(Stored data entries)
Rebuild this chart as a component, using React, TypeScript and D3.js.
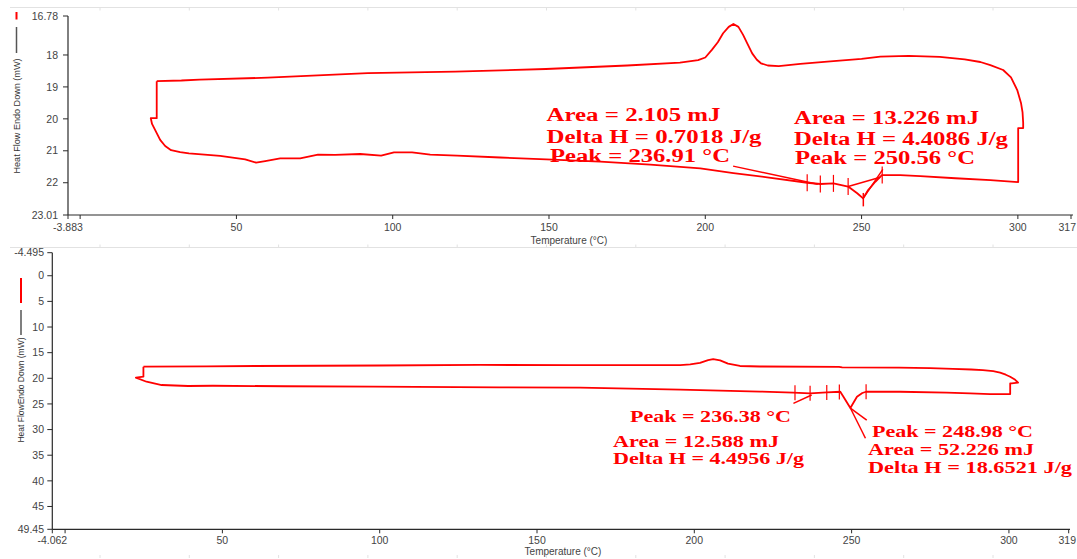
import React from 'react';
import * as d3 from 'd3';

// ---------- Top panel data (Temperature °C, Heat Flow mW) ----------
const topTemp = [
  24.5, 32.4, 38.2, 60, 92, 120, 149, 175, 191.9, 197.7, 200, 202.1, 204, 205.7, 207.5, 209,
  210.6, 212.1, 213.5, 215, 216.5, 217.8, 220, 223.5, 230.4, 240, 250, 256, 265, 275, 283,
  288, 291.2, 295.3, 297.8, 299.8, 301.0, 301.5, 301.7, 301.7, 300.1, 300.1, 291.2, 280,
  268.8, 262.4, 256.5, 254.4, 252.1, 250.5, 248.6, 245.7, 241, 236.8, 232.6, 219.8, 209,
  198.4, 182.4, 166.4, 149.1, 134.4, 120.6, 112, 106.2, 100.4, 96.3, 89.6, 81.6, 76.1,
  70.4, 64, 59.2, 56.3, 52.8, 44.8, 34.8, 32, 29.1, 27.2, 25.6, 24.3, 23.0, 22.6, 24.5, 24.5,
];
const topFlow = [
  18.82, 18.8, 18.77, 18.71, 18.57, 18.52, 18.44, 18.33, 18.24, 18.16, 18.08, 17.84, 17.6,
  17.32, 17.12, 17.03, 17.12, 17.37, 17.65, 17.95, 18.15, 18.26, 18.33, 18.35, 18.28, 18.2,
  18.12, 18.05, 18.03, 18.06, 18.14, 18.22, 18.32, 18.47, 18.7, 19.1, 19.5, 19.8, 20.13,
  20.29, 20.29, 21.98, 21.92, 21.86, 21.79, 21.76, 21.76, 21.97, 22.23, 22.49, 22.33, 22.12,
  22.02, 22.04, 22.0, 21.83, 21.7, 21.55, 21.43, 21.34, 21.27, 21.21, 21.15, 21.12, 21.05,
  21.05, 21.15, 21.1, 21.13, 21.12, 21.24, 21.24, 21.32, 21.37, 21.27, 21.16, 21.08, 21.04,
  20.98, 20.85, 20.66, 20.41, 20.16, 19.98, 19.98, 18.82,
];
// integration limit markers (top)
const topMarkTemp = [232.6, 236.8, 241.0, 245.7, 256.6];
const topMarkFlow = [22.0, 22.04, 22.02, 22.12, 21.76];
// construction lines (top): from (T1, v1) to (T2, v2)
const topGuideT1 = [208.9, 245.7, 250.5, 250.56];
const topGuideV1 = [21.48, 22.12, 22.49, 22.32];
const topGuideT2 = [236.0, 256.0, 256.8, 250.56];
const topGuideV2 = [22.05, 21.83, 21.58, 22.74];

// ---------- Bottom panel data ----------
const botTemp = [
  24.9, 45, 60.4, 100, 131.9, 160, 180, 195.5, 198.7, 201.8, 204.4, 206, 208.2, 210.7, 214.5,
  220.9, 246, 247, 265, 275, 282.2, 288, 291.7, 295, 297.2, 299, 300.4, 302, 302.9, 300.9,
  300.4, 300.4, 294, 287.7, 280.2, 265.4, 254.6, 253.4, 251.7, 249.6, 247.4, 246.4, 242.1,
  236.8, 231.4, 220.9, 195.5, 163.7, 138, 97.9, 70, 47, 39.1, 30.7, 25.9, 22.5, 24.9, 24.9,
];
const botFlow = [
  17.74, 17.68, 17.6, 17.5, 17.4, 17.42, 17.42, 17.45, 17.3, 17.0, 16.45, 16.25, 16.5, 17.15,
  17.6, 17.7, 17.78, 17.86, 17.92, 18.0, 18.15, 18.28, 18.4, 18.62, 18.91, 19.3, 19.69, 20.3,
  20.86, 20.98, 21.0, 23.07, 23.07, 22.93, 22.81, 22.62, 22.62, 22.87, 23.6, 25.8, 23.6,
  22.62, 22.73, 22.93, 22.81, 22.58, 22.19, 21.8, 21.76, 21.64, 21.55, 21.45, 21.5, 21.31,
  20.67, 19.88, 19.69, 17.74,
];
const botMarkTemp = [232.0, 236.8, 242.1, 246.1, 254.6];
const botMarkFlow = [22.8, 22.9, 22.75, 22.65, 22.62];
const botGuideT1 = [231.5, 249.6, 249.6];
const botGuideV1 = [24.88, 25.8, 25.8];
const botGuideT2 = [237.3, 254.4, 254.8];
const botGuideV2 = [23.26, 31.7, 28.14];

// ---------- Axis ticks ----------
const topXTicks = [-3.883, 0, 50, 100, 150, 200, 250, 300, 317];
const topXLabels = ['-3.883', '', '50', '100', '150', '200', '250', '300', '317'];
const topYTicks = [16.78, 18, 19, 20, 21, 22, 23.01];
const topYLabels = ['16.78', '18', '19', '20', '21', '22', '23.01'];
const botXTicks = [-4.062, 0, 50, 100, 150, 200, 250, 300, 319];
const botXLabels = ['-4.062', '', '50', '100', '150', '200', '250', '300', '319'];
const botYTicks = [-4.495, 0, 5, 10, 15, 20, 25, 30, 35, 40, 45, 49.45];
const botYLabels = ['-4.495', '0', '5', '10', '15', '20', '25', '30', '35', '40', '45', '49.45'];

// ---------- Annotation texts ----------
const topLeftNotes = ['Area = 2.105 mJ', 'Delta H = 0.7018 J/g', 'Peak = 236.91 °C'];
const topRightNotes = ['Area = 13.226 mJ', 'Delta H = 4.4086 J/g', 'Peak = 250.56 °C'];
const botLeftNotes = ['Peak = 236.38 °C', 'Area = 12.588 mJ', 'Delta H = 4.4956 J/g'];
const botRightNotes = ['Peak = 248.98 °C', 'Area = 52.226 mJ', 'Delta H = 18.6521 J/g'];

const RED = '#ff0000';
const AXIS = '#2a2a2a';
const LABEL = '#444';
const SANS = '"Liberation Sans", Arial, sans-serif';
const SERIF = '"Liberation Serif", "Times New Roman", serif';

type Scale = d3.ScaleLinear<number, number>;

function Panel(props: {
  x: Scale; y: Scale; temp: number[]; flow: number[];
  markT: number[]; markV: number[]; markH: number;
  gT1: number[]; gV1: number[]; gT2: number[]; gV2: number[];
  xTicks: number[]; xLabels: string[]; yTicks: number[]; yLabels: string[];
  xLabelY: number; titleY: number; titleX: number; yLabelX: number; axisEnd: number;
}) {
  const { x, y, temp, flow } = props;
  const line = d3.line<number>().x((_, i) => x(temp[i])).y((_, i) => y(flow[i]));
  const [x0] = x.range();
  const [y0, y1] = y.range();
  const nX = props.xTicks.length;
  return (
    <g>
      <path d={line(temp) || ''} fill="none" stroke={RED} strokeWidth={1.8} strokeLinejoin="round" />
      {props.gT1.map((t, i) => (
        <line key={'g' + i} x1={x(t)} y1={y(props.gV1[i])} x2={x(props.gT2[i])} y2={y(props.gV2[i])}
          stroke={RED} strokeWidth={1.5} />
      ))}
      {props.markT.map((t, i) => (
        <line key={'m' + i} x1={x(t)} x2={x(t)} y1={y(props.markV[i]) - props.markH / 2}
          y2={y(props.markV[i]) + props.markH / 2} stroke={RED} strokeWidth={1.2} />
      ))}
      <line x1={x0} x2={x0} y1={y0} y2={y1} stroke={AXIS} strokeWidth={1.2} />
      <line x1={x0} x2={props.axisEnd} y1={y1} y2={y1} stroke={AXIS} strokeWidth={1.2} />
      {props.yTicks.map((v, i) => (
        <g key={'yt' + i}>
          <line x1={x0 - 5} x2={x0} y1={y(v)} y2={y(v)} stroke={AXIS} strokeWidth={1} />
          <text x={props.yLabelX} y={y(v)} dy="0.35em" textAnchor="end" fontFamily={SANS}
            fontSize={10.5} fill={LABEL}>{props.yLabels[i]}</text>
        </g>
      ))}
      {props.xTicks.map((t, i) => (
        <g key={'xt' + i}>
          <line x1={x(t)} x2={x(t)} y1={y1} y2={y1 + 4} stroke={AXIS} strokeWidth={1} />
          <text x={i === nX - 1 ? 1076 : x(t)} y={props.xLabelY} dy="0.35em"
            textAnchor={i === nX - 1 ? 'end' : 'middle'} fontFamily={SANS}
            fontSize={10.5} fill={LABEL}>{props.xLabels[i]}</text>
        </g>
      ))}
      <text x={props.titleX} y={props.titleY} dy="0.35em" textAnchor="middle" fontFamily={SANS}
        fontSize={10} fill={LABEL}>Temperature (°C)</text>
    </g>
  );
}

function Notes(props: { lines: string[]; xs: number[]; baselines: number[]; widths: number[]; size: number }) {
  return (
    <g>
      {props.lines.map((s, i) => (
        <text key={i} x={props.xs[i]} y={props.baselines[i]} fontFamily={SERIF} fontWeight="bold"
          fontSize={props.size} fill={RED} textLength={props.widths[i]} lengthAdjust="spacingAndGlyphs">
          {s}
        </text>
      ))}
    </g>
  );
}

export default function App() {
  const xT = d3.scaleLinear().domain([-3.883, 317]).range([68, 1071]);
  const yT = d3.scaleLinear().domain([16.78, 23.01]).range([16, 215]);
  const xB = d3.scaleLinear().domain([-4.062, 319]).range([52.3, 1068.7]);
  const yB = d3.scaleLinear().domain([-4.495, 49.45]).range([252.7, 529.3]);

  const frameTicks = d3.range(0, 12).map((k) => 100 + k * 89.3);

  return (
    <svg width={1077} height={559} viewBox="0 0 1077 559"
      style={{ position: 'absolute', left: 0, top: 0, display: 'block', background: '#fff' }}>
      <rect x={0} y={0} width={1077} height={559} fill="#fff" />
      <line x1={10} x2={1077} y1={7.5} y2={7.5} stroke="#e2e2e2" strokeWidth={1} />
      <line x1={10} x2={1077} y1={247.5} y2={247.5} stroke="#e2e2e2" strokeWidth={1} />
      {frameTicks.map((fx, i) => (
        <g key={'f' + i}>
          <line x1={fx} x2={fx} y1={7.5} y2={10.5} stroke="#e2e2e2" />
          <line x1={fx} x2={fx} y1={244.5} y2={247.5} stroke="#e2e2e2" />
          <line x1={fx} x2={fx} y1={555} y2={558} stroke="#e2e2e2" />
        </g>
      ))}

      <line x1={16.5} x2={16.5} y1={12} y2={19.5} stroke={RED} strokeWidth={2} />
      <line x1={16.5} x2={16.5} y1={27} y2={53} stroke="#555" strokeWidth={1.5} />
      <text transform="translate(19.5,116) rotate(-90)" textAnchor="middle" fontFamily={SANS}
        fontSize={9} fill="#333" textLength={115} lengthAdjust="spacingAndGlyphs">Heat Flow Endo Down (mW)</text>

      <line x1={21} x2={21} y1={278} y2={303} stroke={RED} strokeWidth={2} />
      <line x1={21} x2={21} y1={310} y2={335} stroke="#555" strokeWidth={1.5} />
      <text transform="translate(24,390) rotate(-90)" textAnchor="middle" fontFamily={SANS}
        fontSize={8.5} fill="#333" textLength={105} lengthAdjust="spacingAndGlyphs">Heat FlowEndo Down (mW)</text>

      <Panel x={xT} y={yT} temp={topTemp} flow={topFlow}
        markT={topMarkTemp} markV={topMarkFlow} markH={17}
        gT1={topGuideT1} gV1={topGuideV1} gT2={topGuideT2} gV2={topGuideV2}
        xTicks={topXTicks} xLabels={topXLabels} yTicks={topYTicks} yLabels={topYLabels}
        xLabelY={227} titleY={240} titleX={569} yLabelX={58} axisEnd={1073} />

      <Panel x={xB} y={yB} temp={botTemp} flow={botFlow}
        markT={botMarkTemp} markV={botMarkFlow} markH={15}
        gT1={botGuideT1} gV1={botGuideV1} gT2={botGuideT2} gV2={botGuideV2}
        xTicks={botXTicks} xLabels={botXLabels} yTicks={botYTicks} yLabels={botYLabels}
        xLabelY={540} titleY={551} titleX={563} yLabelX={44} axisEnd={1070} />

      <Notes lines={topLeftNotes} xs={[546.5, 546.5, 550]} baselines={[121, 142.5, 162]}
        widths={[174, 215, 180]} size={18} />
      <Notes lines={topRightNotes} xs={[794, 794, 795]} baselines={[123.5, 144.5, 164]}
        widths={[185, 214, 180]} size={18} />
      <Notes lines={botLeftNotes} xs={[630, 613, 613]} baselines={[421.5, 446.5, 464]}
        widths={[161, 166, 191]} size={17} />
      <Notes lines={botRightNotes} xs={[872, 868, 868]} baselines={[437, 455, 472.5]}
        widths={[161, 166, 204]} size={17} />
    </svg>
  );
}
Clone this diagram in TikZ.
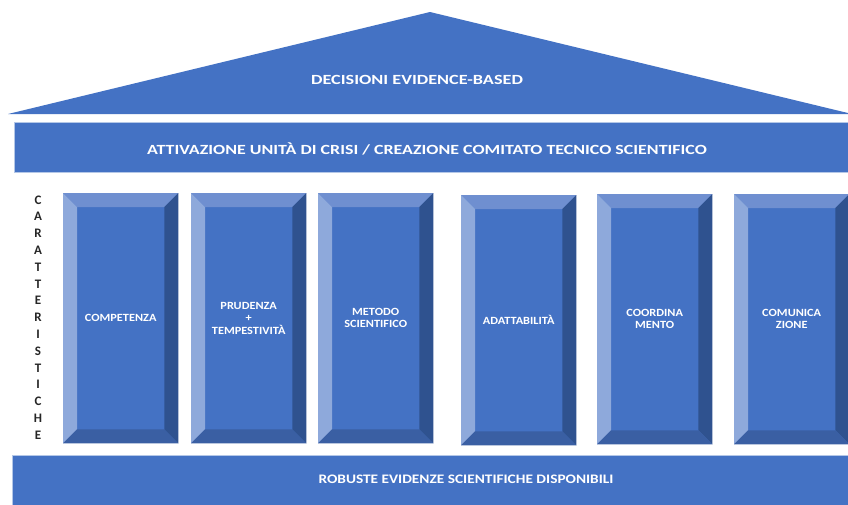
\documentclass[tikz,border=0pt]{standalone}
\usepackage{fontspec}
\setmainfont{Carlito}
\usetikzlibrary{calc}

\definecolor{tempio}{HTML}{4472C4}
\definecolor{bordo}{HTML}{B4C7E7}
\definecolor{luce}{HTML}{8EA9DB}
\definecolor{mezzaluce}{HTML}{6F8FD0}
\definecolor{ombra}{HTML}{2F528F}
\definecolor{mezzombra}{HTML}{3A5FA3}

% testo allargato in orizzontale
\newcommand{\largo}[2]{\scalebox{#1}[1]{#2}}

\tikzset{
  fascia/.style={fill=tempio, draw=bordo, line width=1pt},
  titolo/.style={text=white, font=\bfseries\fontsize{14}{16}\selectfont},
  colonna/.style={rectangle, fill=tempio, minimum width=115pt, minimum height=250pt,
    inner sep=0pt, anchor=north west},
  scritta/.style={text=white, font=\bfseries\fontsize{11}{12}\selectfont},
  lettera/.style={font=\bfseries\fontsize{13}{13}\selectfont, text=black!85}
}

\begin{document}
\begin{tikzpicture}[x=1pt,y=-1pt]
  \useasboundingbox[fill=white] (0,0) rectangle (848,504);

  % tetto
  \coordinate (apice) at (430,12);
  \coordinate (gronda sx) at (8,114);
  \coordinate (gronda dx) at (852,114);
  \fill[tempio] (gronda sx) -- (apice) -- (gronda dx) -- cycle;
  \node[titolo] (decisioni) at (417,80) {\largo{1.3}{DECISIONI EVIDENCE-BASED}};

  % architrave
  \draw[fascia] (14,122) rectangle (852,172);
  \node[titolo] (crisi) at (427,149)
    {\largo{1.28}{ATTIVAZIONE UNITÀ DI CRISI / CREAZIONE COMITATO TECNICO SCIENTIFICO}};

  % basamento
  \draw[fascia] (12,455) rectangle (852,510);
  \node[titolo, font=\bfseries\fontsize{13}{15}\selectfont] (evidenze) at (466,479)
    {\largo{1.18}{ROBUSTE EVIDENZE SCIENTIFICHE DISPONIBILI}};

  % scritta verticale
  \foreach \l [count=\i] in {C,A,R,A,T,T,E,R,I,S,T,I,C,H,E}
    \node[lettera] (car\i) at (38,{183+16.8*\i}) {\l};

  % colonne con smusso
  \foreach \nome/\x/\y/\testo in {
      competenza/63/193/COMPETENZA,
      prudenza/191/193/PRUDENZA\\+\\TEMPESTIVITÀ,
      metodo/318/193/METODO\\SCIENTIFICO,
      adattabilita/461/195/ADATTABILITÀ,
      coordinamento/597/194/COORDINA\\MENTO,
      comunicazione/734/194/COMUNICA\\ZIONE} {
    \node[colonna] (\nome) at (\x,\y) {};
    \fill[mezzaluce] (\nome.north west) -- (\nome.north east)
      -- ($(\nome.north east)+(-14,14)$) -- ($(\nome.north west)+(14,14)$) -- cycle;
    \fill[luce] (\nome.north west) -- ($(\nome.north west)+(14,14)$)
      -- ($(\nome.south west)+(14,-14)$) -- (\nome.south west) -- cycle;
    \fill[ombra] (\nome.north east) -- ($(\nome.north east)+(-14,14)$)
      -- ($(\nome.south east)+(-14,-14)$) -- (\nome.south east) -- cycle;
    \fill[mezzombra] (\nome.south west) -- ($(\nome.south west)+(14,-14)$)
      -- ($(\nome.south east)+(-14,-14)$) -- (\nome.south east) -- cycle;
    \node[scritta] (\nome-testo) at ($(\nome.center)+(0,1)$)
      {\largo{1.12}{\begin{tabular}{@{}c@{}}\testo\end{tabular}}};
  }
\end{tikzpicture}
\end{document}
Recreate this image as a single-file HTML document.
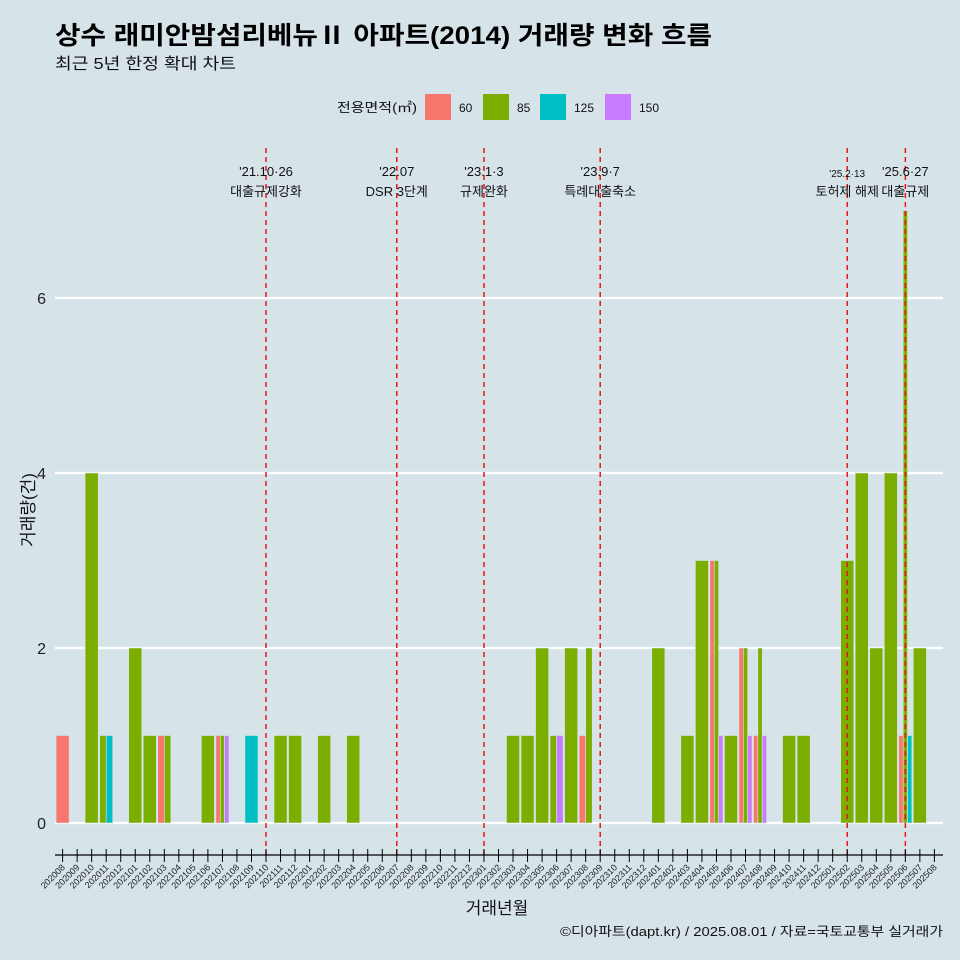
<!DOCTYPE html>
<html><head><meta charset="utf-8">
<style>
html,body{margin:0;padding:0;background:#d6e4ea;}
svg{display:block;font-family:"Liberation Sans","Noto Sans CJK KR",sans-serif;}
</style></head>
<body>
<svg id="chart" width="960" height="960" viewBox="0 0 960 960" xmlns="http://www.w3.org/2000/svg">
<rect x="0" y="0" width="960" height="960" fill="#d6e4ea"/>
<text x="55" y="44" font-size="25" font-weight="bold" fill="#000" textLength="657" lengthAdjust="spacingAndGlyphs">상수 래미안밤섬리베뉴Ⅱ 아파트(2014) 거래량 변화 흐름</text>
<text x="55" y="69" font-size="16" fill="#111" textLength="181" lengthAdjust="spacingAndGlyphs">최근 5년 한정 확대 차트</text>
<g id="legend">
<text x="337" y="112" font-size="13" fill="#111" textLength="80" lengthAdjust="spacingAndGlyphs">전용면적(㎡)</text>
</g>
<g id="grid"></g>
<g id="bars"></g>
<g id="events"></g>
<g id="xaxis"></g>
<text x="497" y="914" font-size="17" text-anchor="middle" fill="#111">거래년월</text>
<text transform="translate(34,510) rotate(-90)" font-size="17" text-anchor="middle" fill="#111">거래량(건)</text>
<text x="560" y="936" font-size="13" fill="#111" textLength="383" lengthAdjust="spacingAndGlyphs">©디아파트(dapt.kr) / 2025.08.01 / 자료=국토교통부 실거래가</text>
</svg>
<script>
const months = [];
for (let y = 2020; y <= 2025; y++) for (let m = 1; m <= 12; m++) {
  const k = y * 100 + m;
  if (k >= 202008 && k <= 202508) months.push(String(k));
}
const areas = ["60", "85", "125", "150"];
const colors = ["#f8766d", "#7cae00", "#00bfc4", "#c77cff"];
const barMonths = ["202008","202010","202011","202011","202101","202102","202103","202103","202106","202107","202107","202107","202109","202111","202112","202202","202204","202303","202304","202305","202306","202306","202307","202308","202308","202401","202403","202404","202405","202405","202405","202406","202407","202407","202407","202408","202408","202408","202410","202411","202502","202503","202504","202505","202506","202506","202506","202507"];
const barAreas  = ["60","85","85","125","85","85","60","85","85","60","85","150","125","85","85","85","85","85","85","85","85","150","85","60","85","85","85","85","60","85","150","85","60","85","150","60","85","150","85","85","85","85","85","85","60","85","125","85"];
const barCounts = [1,4,1,1,2,1,1,1,1,1,1,1,1,1,1,1,1,1,1,2,1,1,2,1,2,2,1,3,3,3,1,1,2,2,1,1,2,1,1,1,3,4,2,4,1,7,1,2];
const yTicks = [0, 2, 4, 6];
const eventMonths = ["202110","202207","202301","202309","202502","202506"];
const eventDates = ["'21.10·26","'22.07","'23.1·3","'23.9·7","'25.2·13","'25.6·27"];
const eventNames = ["대출규제강화","DSR 3단계","규제완화","특례대출축소","토허제 해제","대출규제"];

const NS = "http://www.w3.org/2000/svg";
function mk(tag, attrs, parent) {
  const e = document.createElementNS(NS, tag);
  for (const k in attrs) e.setAttribute(k, attrs[k]);
  parent.appendChild(e);
  return e;
}
const step = 14.53;
function xPos(m) { return 62.6 + months.indexOf(m) * step; }
function yPos(v) { return 823 - v * 87.5; }

const lg = document.getElementById('legend');
const lgX = [425, 483, 540, 605];
areas.forEach((a, i) => {
  const r = mk('rect', {x: lgX[i], y: 94, width: 26, height: 26, fill: colors[i]}, lg);
  
  
  const t = mk('text', {x: lgX[i] + 34, y: 112, 'font-size': 12, fill: '#111'}, lg);
  t.textContent = a;
  
  
});

const gg = document.getElementById('grid');
yTicks.forEach(v => {
  const l = mk('line', {x1: 55, x2: 943, y1: yPos(v), y2: yPos(v), stroke: '#fff', 'stroke-width': 2.2}, gg);
  
  
  const t = mk('text', {x: 46, y: yPos(v) + 6, 'font-size': 16, 'text-anchor': 'end', fill: '#222'}, gg);
  t.textContent = v;
  
  
});

const bg = document.getElementById('bars');
const groups = {};
barMonths.forEach((m, i) => { (groups[m] = groups[m] || []).push(i); });
Object.keys(groups).forEach(m => {
  const idx = groups[m].slice().sort((a, b) => areas.indexOf(barAreas[a]) - areas.indexOf(barAreas[b]));
  const total = step * 0.9;
  const w = total / idx.length;
  const x0 = xPos(m) - total / 2;
  idx.forEach((i, j) => {
    const r = mk('rect', {x: x0 + j * w, y: yPos(barCounts[i]), width: w, height: yPos(0) - yPos(barCounts[i]), fill: colors[areas.indexOf(barAreas[i])], stroke: '#d6e4ea', 'stroke-width': 0.6}, bg);
    
    
  });
});

const eg = document.getElementById('events');
eventMonths.forEach((m, i) => {
  const x = xPos(m);
  const l = mk('line', {x1: x, x2: x, y1: 148, y2: 855, stroke: '#e8141c', 'stroke-width': 1.5, 'stroke-dasharray': '5,4'}, eg);
  
  
  const small = (i === 4);
  const t1 = mk('text', {x: x, y: small ? 177 : 176, 'font-size': small ? 10 : 13, 'text-anchor': 'middle', fill: '#111'}, eg);
  t1.textContent = eventDates[i];
  
  
  const t2 = mk('text', {x: x, y: 196, 'font-size': 13, 'text-anchor': 'middle', fill: '#111'}, eg);
  t2.textContent = eventNames[i];
  
  
});

const xg = document.getElementById('xaxis');
const ax = mk('line', {x1: 55, x2: 943, y1: 855, y2: 855, stroke: '#000', 'stroke-width': 1.3}, xg);


months.forEach(m => {
  const x = xPos(m);
  const tk = mk('line', {x1: x, x2: x, y1: 849, y2: 862, stroke: '#000', 'stroke-width': 1}, xg);
  
  
  const t = mk('text', {x: 0, y: 0, 'font-size': 9, 'text-anchor': 'end', fill: '#222', transform: 'translate(' + (x + 3) + ',868) rotate(-45)'}, xg);
  t.textContent = m;
  
  
});
</script>
</body></html>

▶ **Instructions for the task**: Only the lines from the start of the records through the line containing "import * as d3 from 'd3';" should be repeated, word for word, with the pictures left out.

▶ **Output for this exercise**:
Rebuild this chart as a component, using React, TypeScript and D3.js.
import React from 'react';
import * as d3 from 'd3';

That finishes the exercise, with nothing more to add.